Micron (MU) has entered this competitive arena as well, transforming the landscape into a three-company battle for AI infrastructure supply contracts.
AI Production Shift Creates Memory Supply Constraints
The dramatic increase in AI semiconductor orders is generating secondary market effects. As manufacturers redirect production capacity toward premium AI components, output of conventional memory chips has declined.
These standard memory chips remain critical for automobiles, mobile devices, and various consumer electronics — yet their availability is becoming increasingly constrained.
SK Group chairman Chey Tae-won addressed this challenge in public statements, cautioning that conventional memory shortages may extend four to five years due to fundamental production capacity limitations.
Samsung indicates its capacity expansion strategy is partially designed to address these supply constraints over time through increased total manufacturing output.
Capital Scale Emerges as Competitive Advantage
At this magnitude of investment, only a select group of corporations can maintain competitive spending levels. Samsung, TSMC, and SK Hynix represent the exclusive tier of companies capable of deploying tens of billions annually.

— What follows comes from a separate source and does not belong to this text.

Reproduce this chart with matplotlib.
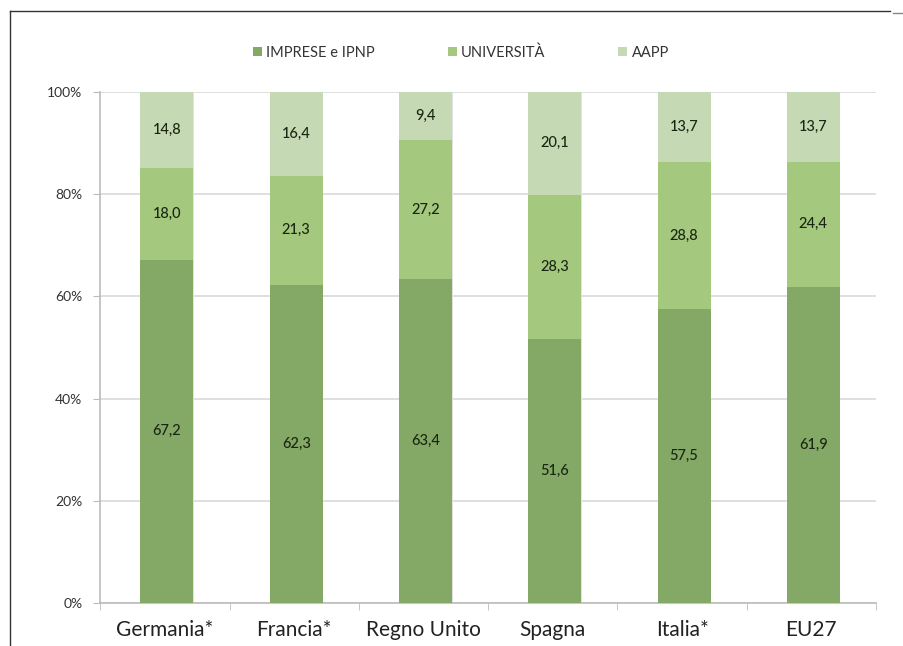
import matplotlib.pyplot as plt
import matplotlib.lines as mlines
import numpy as np

plt.rcParams['font.family'] = ['Lato', 'DejaVu Sans']

paesi = ["Germania*", "Francia*", "Regno Unito", "Spagna", "Italia*", "EU27"]
imprese = [67.2, 62.3, 63.4, 51.6, 57.5, 61.9]
universita = [18.0, 21.3, 27.2, 28.3, 28.8, 24.4]
aapp = [14.8, 16.4, 9.4, 20.1, 13.7, 13.7]

serie = [("IMPRESE e IPNP", imprese, "#84a865"),
         ("UNIVERSITÀ", universita, "#a4c87d"),
         ("AAPP", aapp, "#c6d9b5")]

fig = plt.figure(figsize=(9.04, 6.46), dpi=100)
ax = fig.add_axes([0.111, 0.0666, 0.858, 0.791])

x = np.arange(len(paesi))
bottom = np.zeros(len(paesi))
for nome, valori, colore in serie:
    valori = np.array(valori)
    # ombra leggera a destra della barra
    ax.bar(x + 0.02, valori, 0.41, bottom=bottom, color="#e2e2e2", zorder=2)
    ax.bar(x + 0.015, valori, 0.41, bottom=bottom, color=colore, label=nome, zorder=3)
    for xi, b, v in zip(x, bottom, valori):
        ax.text(xi + 0.015, b + v / 2, ("%.1f" % v).replace(".", ","), ha="center", va="center",
                fontsize=10.5, color="#1a2612", fontweight="medium", zorder=4)
    bottom += valori

ax.set_xlim(-0.5, len(paesi) - 0.5)
ax.set_ylim(0, 100)
ax.set_yticks(np.arange(0, 101, 20))
ax.set_yticklabels(["%d%%" % v for v in range(0, 101, 20)], fontsize=10, color="#333333")
ax.set_xticks(x)
ax.set_xticklabels(paesi, fontsize=15, color="#222222")
ax.set_xticks(np.arange(-0.5, len(paesi)), minor=True)
ax.tick_params(axis="x", which="major", length=0, pad=12)
ax.tick_params(axis="x", which="minor", length=5, color="#bbbbbb")
ax.tick_params(axis="y", length=5, color="#bbbbbb", pad=8)
ax.yaxis.grid(True, color="#d9d9d9", linewidth=1.2, zorder=0)
ax.set_axisbelow(True)
for s in ["top", "right"]:
    ax.spines[s].set_visible(False)
for s in ["left", "bottom"]:
    ax.spines[s].set_color("#bbbbbb")
    ax.spines[s].set_linewidth(1.2)

handles, labels = ax.get_legend_handles_labels()
fig.legend(handles, labels, loc="center", bbox_to_anchor=(0.51, 0.919), ncol=3,
           frameon=False, fontsize=10.5, handlelength=0.6, handleheight=0.6,
           columnspacing=5.0, handletextpad=0.3, labelcolor="#333333")

# cornice
fig.add_artist(mlines.Line2D([10 / 904, 10 / 904], [0, 1 - 11 / 646],
                             transform=fig.transFigure, color="#333333", linewidth=1))
fig.add_artist(mlines.Line2D([10 / 904, 890 / 904], [1 - 11 / 646, 1 - 11 / 646],
                             transform=fig.transFigure, color="#333333", linewidth=1))
fig.add_artist(mlines.Line2D([893 / 904, 1], [1 - 13 / 646, 1 - 13 / 646],
                             transform=fig.transFigure, color="#888888", linewidth=1))

fig.savefig("out.png", dpi=100)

Samsung’s $73 billion pledge places it in direct confrontation with TSMC in foundry services and SK Hynix in memory production.
The company’s US-traded shares, listed as SSNLF, have climbed 54.05% over the recent period as market participants increasingly focus on Samsung’s AI semiconductor strategy.
Samsung’s Korean exchange listing (005930) serves as the primary trading instrument for institutional investors monitoring the company’s progress in the AI chip competition.